-- Begin DATASET SECTION --

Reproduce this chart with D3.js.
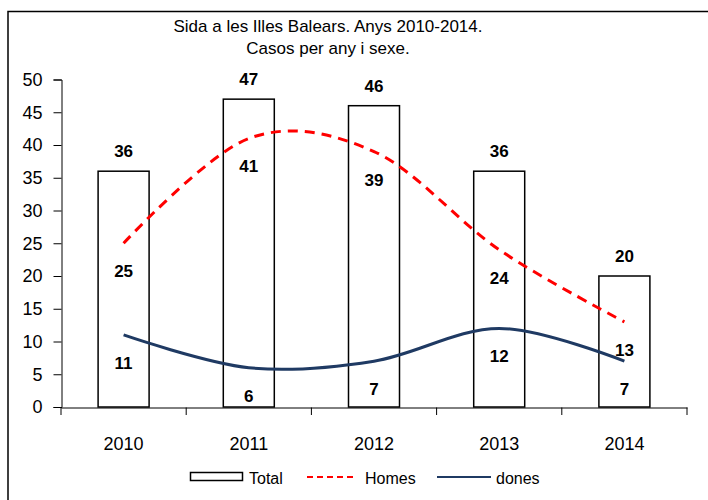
<!DOCTYPE html>
<html>
<head>
<meta charset="utf-8">
<script src="https://cdn.jsdelivr.net/npm/d3@7"></script>
<style>
  body { margin: 0; background: #fff; }
  svg { font-family: "Liberation Sans", Arial, sans-serif; }
</style>
</head>
<body>
<svg width="708" height="500"></svg>
<script>
// dades
var anys = ["2010", "2011", "2012", "2013", "2014"];
var total = [36, 47, 46, 36, 20];
var homes = [25, 41, 39, 24, 13];
var dones = [11, 6, 7, 12, 7];
var titol = ["Sida a les Illes Balears. Anys 2010-2014.", "Casos per any i sexe."];

var svg = d3.select("svg");

// marc
svg.append("rect")
  .attr("x", 8).attr("y", 11.5)
  .attr("width", 720).attr("height", 520)
  .style("fill", "none")
  .style("stroke", "#000")
  .style("stroke-width", "1.5px");

// titol
svg.selectAll(".titol").data(titol).enter()
  .append("text")
  .attr("class", "titol")
  .attr("x", 328)
  .attr("y", function(d, i) { return 32 + i * 22; })
  .attr("text-anchor", "middle")
  .style("font-size", "17px")
  .text(function(d) { return d; });

var x = d3.scaleBand().domain(anys).range([61, 687]);
var y = d3.scaleLinear().domain([0, 50]).range([407, 79.5]);
var bw = x.bandwidth();
var cx = function(d, i) { return x(anys[i]) + bw / 2; };

// eixos
var yAxis = svg.append("g")
  .attr("transform", "translate(61.5,0)")
  .call(d3.axisLeft(y).ticks(10).tickSize(8).tickPadding(11));
yAxis.selectAll("text").style("font-size", "18px").style("fill", "#000").style("font-family", "inherit");
yAxis.selectAll("line, path").style("stroke", "#000");

var xAxis = svg.append("g")
  .attr("transform", "translate(0,407.5)")
  .call(d3.axisBottom(x).tickSize(0).tickPadding(30));
xAxis.selectAll("text").style("font-size", "18px").style("fill", "#000").style("font-family", "inherit");
xAxis.select("path").style("stroke", "#000");

svg.append("g").selectAll("line")
  .data(d3.range(anys.length + 1)).enter()
  .append("line")
  .attr("x1", function(i) { return x.range()[0] + i * x.step(); })
  .attr("x2", function(i) { return x.range()[0] + i * x.step(); })
  .attr("y1", 407.5).attr("y2", 415)
  .style("stroke", "#000");

// barres
var barW = 51;
svg.append("g").selectAll("rect")
  .data(total).enter()
  .append("rect")
  .attr("x", function(d, i) { return cx(d, i) - barW / 2; })
  .attr("y", function(d) { return y(d); })
  .attr("width", barW)
  .attr("height", function(d) { return y(0) - y(d); })
  .style("fill", "#fff")
  .style("stroke", "#000")
  .style("stroke-width", "1.5px");

// linies
var linia = d3.line()
  .x(function(d, i) { return cx(d, i); })
  .y(function(d) { return y(d); })
  .curve(d3.curveCardinal.tension(0));

svg.append("path")
  .datum(homes)
  .attr("d", linia)
  .style("fill", "none")
  .style("stroke", "#ff0000")
  .style("stroke-width", "3px")
  .style("stroke-dasharray", "10,7");

svg.append("path")
  .datum(dones)
  .attr("d", linia)
  .style("fill", "none")
  .style("stroke", "#1f3a63")
  .style("stroke-width", "3px");

// etiquetes
function etiquetes(dades, dy) {
  svg.append("g").selectAll("text")
    .data(dades).enter()
    .append("text")
    .attr("x", cx)
    .attr("y", function(d) { return y(d) + dy; })
    .attr("text-anchor", "middle")
    .style("font-size", "17px")
    .style("font-weight", "bold")
    .text(function(d) { return d; });
}
etiquetes(total, -14);
etiquetes(homes, 34);
etiquetes(dones, 34);

// llegenda
var lleg = svg.append("g").style("font-size", "16px");
lleg.append("rect")
  .attr("x", 190.5).attr("y", 472.5).attr("width", 52).attr("height", 8)
  .style("fill", "#fff").style("stroke", "#000").style("stroke-width", "1.5px");
lleg.append("text").attr("x", 249).attr("y", 484).text("Total");
lleg.append("line")
  .attr("x1", 307).attr("x2", 355).attr("y1", 477).attr("y2", 477)
  .style("stroke", "#ff0000").style("stroke-width", "2px").style("stroke-dasharray", "6,4");
lleg.append("text").attr("x", 365).attr("y", 484).text("Homes");
lleg.append("line")
  .attr("x1", 437).attr("x2", 491).attr("y1", 477).attr("y2", 477)
  .style("stroke", "#1f3a63").style("stroke-width", "2px");
lleg.append("text").attr("x", 496).attr("y", 484).text("dones");
</script>
</body>
</html>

-- End DATASET SECTION --

● **REQUIREMENTS**:
Return to the listing above and set it down exactly, leaving out its pictures.

● **SOLUTION**:
Reproduce this chart with D3.js.
<!DOCTYPE html>
<html>
<head>
<meta charset="utf-8">
<script src="https://cdn.jsdelivr.net/npm/d3@7"></script>
<style>
  body { margin: 0; background: #fff; }
  svg { font-family: "Liberation Sans", Arial, sans-serif; }
</style>
</head>
<body>
<svg width="708" height="500"></svg>
<script>
// dades
var anys = ["2010", "2011", "2012", "2013", "2014"];
var total = [36, 47, 46, 36, 20];
var homes = [25, 41, 39, 24, 13];
var dones = [11, 6, 7, 12, 7];
var titol = ["Sida a les Illes Balears. Anys 2010-2014.", "Casos per any i sexe."];

var svg = d3.select("svg");

// marc
svg.append("rect")
  .attr("x", 8).attr("y", 11.5)
  .attr("width", 720).attr("height", 520)
  .style("fill", "none")
  .style("stroke", "#000")
  .style("stroke-width", "1.5px");

// titol
svg.selectAll(".titol").data(titol).enter()
  .append("text")
  .attr("class", "titol")
  .attr("x", 328)
  .attr("y", function(d, i) { return 32 + i * 22; })
  .attr("text-anchor", "middle")
  .style("font-size", "17px")
  .text(function(d) { return d; });

var x = d3.scaleBand().domain(anys).range([61, 687]);
var y = d3.scaleLinear().domain([0, 50]).range([407, 79.5]);
var bw = x.bandwidth();
var cx = function(d, i) { return x(anys[i]) + bw / 2; };

// eixos
var yAxis = svg.append("g")
  .attr("transform", "translate(61.5,0)")
  .call(d3.axisLeft(y).ticks(10).tickSize(8).tickPadding(11));
yAxis.selectAll("text").style("font-size", "18px").style("fill", "#000").style("font-family", "inherit");
yAxis.selectAll("line, path").style("stroke", "#000");

var xAxis = svg.append("g")
  .attr("transform", "translate(0,407.5)")
  .call(d3.axisBottom(x).tickSize(0).tickPadding(30));
xAxis.selectAll("text").style("font-size", "18px").style("fill", "#000").style("font-family", "inherit");
xAxis.select("path").style("stroke", "#000");

svg.append("g").selectAll("line")
  .data(d3.range(anys.length + 1)).enter()
  .append("line")
  .attr("x1", function(i) { return x.range()[0] + i * x.step(); })
  .attr("x2", function(i) { return x.range()[0] + i * x.step(); })
  .attr("y1", 407.5).attr("y2", 415)
  .style("stroke", "#000");

// barres
var barW = 51;
svg.append("g").selectAll("rect")
  .data(total).enter()
  .append("rect")
  .attr("x", function(d, i) { return cx(d, i) - barW / 2; })
  .attr("y", function(d) { return y(d); })
  .attr("width", barW)
  .attr("height", function(d) { return y(0) - y(d); })
  .style("fill", "#fff")
  .style("stroke", "#000")
  .style("stroke-width", "1.5px");

// linies
var linia = d3.line()
  .x(function(d, i) { return cx(d, i); })
  .y(function(d) { return y(d); })
  .curve(d3.curveCardinal.tension(0));

svg.append("path")
  .datum(homes)
  .attr("d", linia)
  .style("fill", "none")
  .style("stroke", "#ff0000")
  .style("stroke-width", "3px")
  .style("stroke-dasharray", "10,7");

svg.append("path")
  .datum(dones)
  .attr("d", linia)
  .style("fill", "none")
  .style("stroke", "#1f3a63")
  .style("stroke-width", "3px");

// etiquetes
function etiquetes(dades, dy) {
  svg.append("g").selectAll("text")
    .data(dades).enter()
    .append("text")
    .attr("x", cx)
    .attr("y", function(d) { return y(d) + dy; })
    .attr("text-anchor", "middle")
    .style("font-size", "17px")
    .style("font-weight", "bold")
    .text(function(d) { return d; });
}
etiquetes(total, -14);
etiquetes(homes, 34);
etiquetes(dones, 34);

// llegenda
var lleg = svg.append("g").style("font-size", "16px");
lleg.append("rect")
  .attr("x", 190.5).attr("y", 472.5).attr("width", 52).attr("height", 8)
  .style("fill", "#fff").style("stroke", "#000").style("stroke-width", "1.5px");
lleg.append("text").attr("x", 249).attr("y", 484).text("Total");
lleg.append("line")
  .attr("x1", 307).attr("x2", 355).attr("y1", 477).attr("y2", 477)
  .style("stroke", "#ff0000").style("stroke-width", "2px").style("stroke-dasharray", "6,4");
lleg.append("text").attr("x", 365).attr("y", 484).text("Homes");
lleg.append("line")
  .attr("x1", 437).attr("x2", 491).attr("y1", 477).attr("y2", 477)
  .style("stroke", "#1f3a63").style("stroke-width", "2px");
lleg.append("text").attr("x", 496).attr("y", 484).text("dones");
</script>
</body>
</html>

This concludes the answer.